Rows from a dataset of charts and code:
***

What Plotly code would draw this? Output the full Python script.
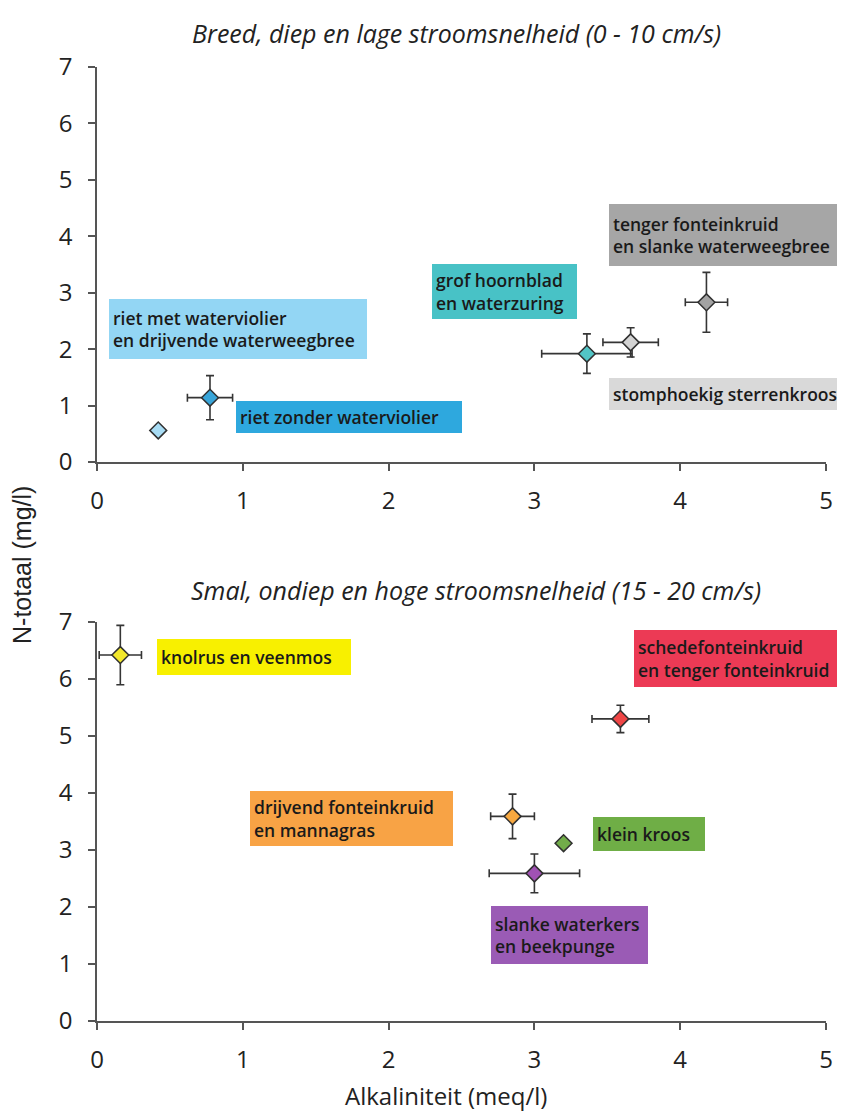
import plotly.graph_objects as go

# ---------------- data ----------------
# top panel: Breed, diep en lage stroomsnelheid
top_names = ["riet met waterviolier en drijvende waterweegbree", "riet zonder waterviolier",
             "grof hoornblad en waterzuring", "stomphoekig sterrenkroos",
             "tenger fonteinkruid en slanke waterweegbree"]
top_alk = [0.42, 0.775, 3.36, 3.66, 4.18]
top_n = [0.56, 1.14, 1.92, 2.12, 2.83]
top_alk_err = [None, 0.155, 0.31, 0.19, 0.145]
top_n_err = [None, 0.39, 0.35, 0.26, 0.53]

# bottom panel: Smal, ondiep en hoge stroomsnelheid
bot_names = ["knolrus en veenmos", "schedefonteinkruid en tenger fonteinkruid",
             "drijvend fonteinkruid en mannagras", "klein kroos",
             "slanke waterkers en beekpunge"]
bot_alk = [0.16, 3.59, 2.85, 3.20, 3.00]
bot_n = [6.42, 5.30, 3.59, 3.12, 2.59]
bot_alk_err = [0.145, 0.195, 0.15, None, 0.31]
bot_n_err = [0.52, 0.24, 0.39, None, 0.34]

x_ticks = [0, 1, 2, 3, 4, 5]
y_ticks = [0, 1, 2, 3, 4, 5, 6, 7]

title_top = "Breed, diep en lage stroomsnelheid (0 - 10 cm/s)"
title_bot = "Smal, ondiep en hoge stroomsnelheid (15 - 20 cm/s)"
x_title = "Alkaliniteit (meq/l)"
y_title = "N-totaal (mg/l)"

# ---------------- styles ----------------
top_marker_colors = ["#a8dcf4", "#39a5d9", "#52c5c6", "#d3d3d3", "#a3a3a3"]
bot_marker_colors = ["#f2e82c", "#ef4646", "#f7a840", "#72ad4a", "#a052b4"]

# label boxes: (text, x-left [data], y-center [data], width px, height px, colour)
top_labels = [
    ("riet met waterviolier<br>en drijvende waterweegbree", 0.082, 2.36, 258, 60, "#93d6f4"),
    ("riet zonder waterviolier", 0.953, 0.79, 226, 28, "#2ea8de"),
    ("grof hoornblad<br>en waterzuring", 2.30, 3.03, 145, 53, "#48c2c6"),
    ("tenger fonteinkruid<br>en slanke waterweegbree", 3.51, 4.02, 240, 62, "#a6a6a6"),
    ("stomphoekig sterrenkroos", 3.51, 1.20, 240, 29, "#d9d9d9"),
]
bot_labels = [
    ("knolrus en veenmos", 0.41, 6.39, 194, 36, "#f8f000"),
    ("schedefonteinkruid<br>en tenger fonteinkruid", 3.68, 6.36, 220, 57, "#ec3a55"),
    ("drijvend fonteinkruid<br>en mannagras", 1.05, 3.56, 203, 54, "#f8a345"),
    ("klein kroos", 3.40, 3.28, 112, 34, "#6fae46"),
    ("slanke waterkers<br>en beekpunge", 2.70, 1.51, 157, 58, "#9a5bb5"),
]

FONT = "Open Sans"
ERR_COLOR = "#353535"
TXT = "#222222"
LABEL_FS = 17.5

# page layout (page pixels; the browser body adds an 8px margin)
OFF = 8
W, Hfig = 845, 1110
L = 97 - OFF
R = W - (826 - OFF)
T = 67 - OFF
B = Hfig - (1021 - OFF)
PW = 826 - 97
PH = 1021 - 67


def px(x):  # page x pixel -> paper
    return (x - 97) / PW


def py(y):  # page y pixel -> paper
    return (1021 - y) / PH


fig = go.Figure()


def add_points(names, xs, ys, xe, ye, colors, xa, ya):
    for nm, x, y, ex, ey, c in zip(names, xs, ys, xe, ye, colors):
        fig.add_trace(go.Scatter(
            x=[x], y=[y], mode="markers", name=nm, xaxis=xa, yaxis=ya,
            marker=dict(symbol="diamond", size=13, color=c,
                        line=dict(color="#303030", width=1.5)),
            error_x=dict(type="data", array=[ex if ex else 0], visible=ex is not None,
                         color=ERR_COLOR, thickness=1.6, width=4),
            error_y=dict(type="data", array=[ey if ey else 0], visible=ey is not None,
                         color=ERR_COLOR, thickness=1.6, width=4),
            showlegend=False, cliponaxis=False,
        ))


add_points(top_names, top_alk, top_n, top_alk_err, top_n_err, top_marker_colors, "x", "y")
add_points(bot_names, bot_alk, bot_n, bot_alk_err, bot_n_err, bot_marker_colors, "x2", "y2")

PAD = 4
annotations = []
for labels, xr, yr in ((top_labels, "x", "y"), (bot_labels, "x2", "y2")):
    for txt, xl, yc, w, h, c in labels:
        nlines = txt.count("<br>") + 1
        need = nlines * 1.3 * LABEL_FS + 1
        annotations.append(dict(
            text=txt, x=xl, y=yc, xref=xr, yref=yr, xanchor="left", yanchor="middle",
            showarrow=False, align="left", valign="middle",
            width=w - 2 * PAD, height=max(h - 2 * PAD, need),
            borderpad=PAD, bgcolor=c, borderwidth=0,
            font=dict(family=FONT, size=LABEL_FS, color="#1a1a1a", weight=600),
        ))

annotations += [
    dict(text=title_top, x=px(456), y=py(33), xref="paper", yref="paper", showarrow=False,
         xanchor="center", yanchor="middle",
         font=dict(family=FONT, size=25, color=TXT, style="italic")),
    dict(text=title_bot, x=px(476), y=py(590), xref="paper", yref="paper", showarrow=False,
         xanchor="center", yanchor="middle",
         font=dict(family=FONT, size=25, color=TXT, style="italic")),
    dict(text=x_title, x=px(446), y=py(1095), xref="paper", yref="paper", showarrow=False,
         xanchor="center", yanchor="middle",
         font=dict(family=FONT, size=24, color=TXT)),
    dict(text=y_title, x=px(22), y=py(565), xref="paper", yref="paper", showarrow=False,
         xanchor="center", yanchor="middle", textangle=-90,
         font=dict(family="Liberation Sans", size=25, color=TXT)),
]

axis_common = dict(
    showline=True, linecolor="#555", linewidth=1.5, ticks="outside", ticklen=7,
    tickcolor="#555", tickwidth=1.5, showgrid=False, zeroline=False, automargin=False,
    tickfont=dict(family=FONT, size=24, color=TXT),
)

top_dom = [py(462), py(67)]
bot_dom = [py(1021), py(622)]

fig.update_layout(
    width=W, height=Hfig,
    margin=dict(l=L, r=R, t=T, b=B, autoexpand=False),
    paper_bgcolor="white", plot_bgcolor="white",
    xaxis=dict(axis_common, range=[0, 5], tickvals=x_ticks, domain=[0, 1], anchor="y",
               ticklabelstandoff=9),
    yaxis=dict(axis_common, range=[0, 7], tickvals=y_ticks, domain=top_dom, anchor="x",
               ticklabelstandoff=11),
    xaxis2=dict(axis_common, range=[0, 5], tickvals=x_ticks, domain=[0, 1], anchor="y2",
                ticklabelstandoff=9),
    yaxis2=dict(axis_common, range=[0, 7], tickvals=y_ticks, domain=bot_dom, anchor="x2",
                ticklabelstandoff=11),
    annotations=annotations,
)

fig.write_html("out.html")
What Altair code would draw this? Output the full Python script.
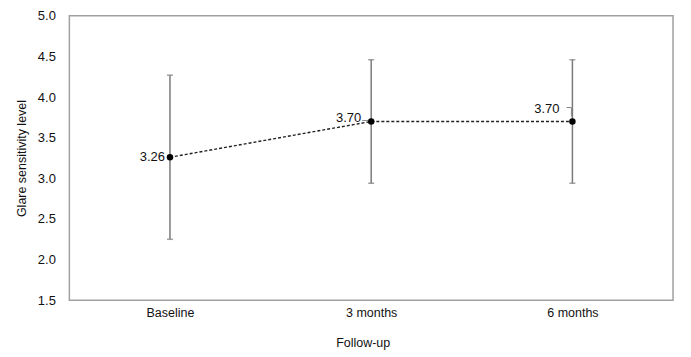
import altair as alt
import pandas as pd

categories = ["Baseline", "3 months", "6 months"]
means = [3.26, 3.70, 3.70]
lower = [2.25, 2.94, 2.94]
upper = [4.27, 4.46, 4.46]
value_labels = ["3.26", "3.70", "3.70"]

df = pd.DataFrame({"cat": categories, "mean": means, "lo": lower, "hi": upper, "lab": value_labels})

FONT = "Liberation Sans"
x_enc = alt.X("cat:N", sort=categories,
              scale=alt.Scale(type="point", padding=0.5),
              axis=alt.Axis(title="Follow-up", labelAngle=0, labelFontSize=12.5, labelColor="#111111",
                            labelPadding=6, ticks=False, tickSize=0, domain=False, grid=False,
                            titleFontSize=12.5, titleFontWeight="normal", titleColor="#111111",
                            titleX=294, titleY=42, titleBaseline="middle", titleAnchor="middle"))
y_scale = alt.Scale(domain=[1.5, 5.0], nice=False, zero=False)
y_enc = alt.Y("mean:Q", scale=y_scale,
              axis=alt.Axis(title="Glare sensitivity level", values=[1.5, 2.0, 2.5, 3.0, 3.5, 4.0, 4.5, 5.0],
                            format=".1f", labelFontSize=13, labelColor="#111111", labelPadding=14,
                            ticks=False, tickSize=0, domain=False, grid=False,
                            titleFontSize=12.5, titleFontWeight="normal", titleColor="#111111",
                            titleX=-48, titleY=142.5, titleAngle=270, titleBaseline="middle",
                            titleAlign="center"))

base = alt.Chart(df)

bars = base.mark_rule(color="#7a7a7a", strokeWidth=1.5).encode(
    x=x_enc, y=alt.Y("lo:Q", scale=y_scale), y2="hi:Q")
cap_lo = base.mark_tick(color="#7a7a7a", size=6, thickness=1.5).encode(
    x=alt.X("cat:N", sort=categories), y=alt.Y("lo:Q", scale=y_scale))
cap_hi = base.mark_tick(color="#7a7a7a", size=6, thickness=1.5).encode(
    x=alt.X("cat:N", sort=categories), y=alt.Y("hi:Q", scale=y_scale))
line = base.mark_line(color="#222222", strokeDash=[3, 2], strokeWidth=1.4).encode(x=x_enc, y=y_enc)
pts = base.mark_point(filled=True, color="black", size=42, opacity=1).encode(x=x_enc, y=y_enc)

def lbl(cat, dx, dy):
    return base.transform_filter(alt.datum.cat == cat).mark_text(
        align="right", baseline="middle", dx=dx, dy=dy, fontSize=13, font=FONT, color="#111111"
    ).encode(x=alt.X("cat:N", sort=categories), y=alt.Y("mean:Q", scale=y_scale), text="lab:N")

t1 = lbl("Baseline", -5, 0)
t2 = lbl("3 months", -10, -3)
t3 = lbl("6 months", -13, -13)

lead2 = base.transform_filter(alt.datum.cat == "3 months").mark_rule(
    color="#888888", strokeWidth=1, xOffset=-9, x2Offset=-3, yOffset=-1, y2Offset=-1
).encode(x=alt.X("cat:N", sort=categories), x2="cat:N", y=alt.Y("mean:Q", scale=y_scale), y2="mean:Q")
lead3h = base.transform_filter(alt.datum.cat == "6 months").mark_rule(
    color="#888888", strokeWidth=1, xOffset=-6, x2Offset=-1, yOffset=-14, y2Offset=-14
).encode(x=alt.X("cat:N", sort=categories), x2="cat:N", y=alt.Y("mean:Q", scale=y_scale), y2="mean:Q")
lead3v = base.transform_filter(alt.datum.cat == "6 months").mark_rule(
    color="#888888", strokeWidth=1, xOffset=-1, yOffset=-14, y2Offset=-5
).encode(x=alt.X("cat:N", sort=categories), y=alt.Y("mean:Q", scale=y_scale), y2="mean:Q")

chart = alt.layer(bars, cap_lo, cap_hi, line, pts, t1, t2, t3, lead2, lead3h, lead3v).properties(
    width=605, height=285,
    autosize=alt.AutoSizeParams(type="none"),
    padding={"left": 61.5, "top": 7.5, "right": 10, "bottom": 50},
    background="white",
).configure_view(stroke="#a0a0a0", strokeWidth=1.5).configure_axis(
    labelFont=FONT, titleFont=FONT)

chart.save("out.html", embed_options={"renderer": "svg", "actions": False})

***

Set task:
Begin with the line where "What Altair code" appears and end with the line where "base = alt.Chart(df)" appears. Copy only that stretch, exactly, with no pictures.

Output for this exercise:
What Altair code would draw this? Output the full Python script.
import altair as alt
import pandas as pd

categories = ["Baseline", "3 months", "6 months"]
means = [3.26, 3.70, 3.70]
lower = [2.25, 2.94, 2.94]
upper = [4.27, 4.46, 4.46]
value_labels = ["3.26", "3.70", "3.70"]

df = pd.DataFrame({"cat": categories, "mean": means, "lo": lower, "hi": upper, "lab": value_labels})

FONT = "Liberation Sans"
x_enc = alt.X("cat:N", sort=categories,
              scale=alt.Scale(type="point", padding=0.5),
              axis=alt.Axis(title="Follow-up", labelAngle=0, labelFontSize=12.5, labelColor="#111111",
                            labelPadding=6, ticks=False, tickSize=0, domain=False, grid=False,
                            titleFontSize=12.5, titleFontWeight="normal", titleColor="#111111",
                            titleX=294, titleY=42, titleBaseline="middle", titleAnchor="middle"))
y_scale = alt.Scale(domain=[1.5, 5.0], nice=False, zero=False)
y_enc = alt.Y("mean:Q", scale=y_scale,
              axis=alt.Axis(title="Glare sensitivity level", values=[1.5, 2.0, 2.5, 3.0, 3.5, 4.0, 4.5, 5.0],
                            format=".1f", labelFontSize=13, labelColor="#111111", labelPadding=14,
                            ticks=False, tickSize=0, domain=False, grid=False,
                            titleFontSize=12.5, titleFontWeight="normal", titleColor="#111111",
                            titleX=-48, titleY=142.5, titleAngle=270, titleBaseline="middle",
                            titleAlign="center"))

base = alt.Chart(df)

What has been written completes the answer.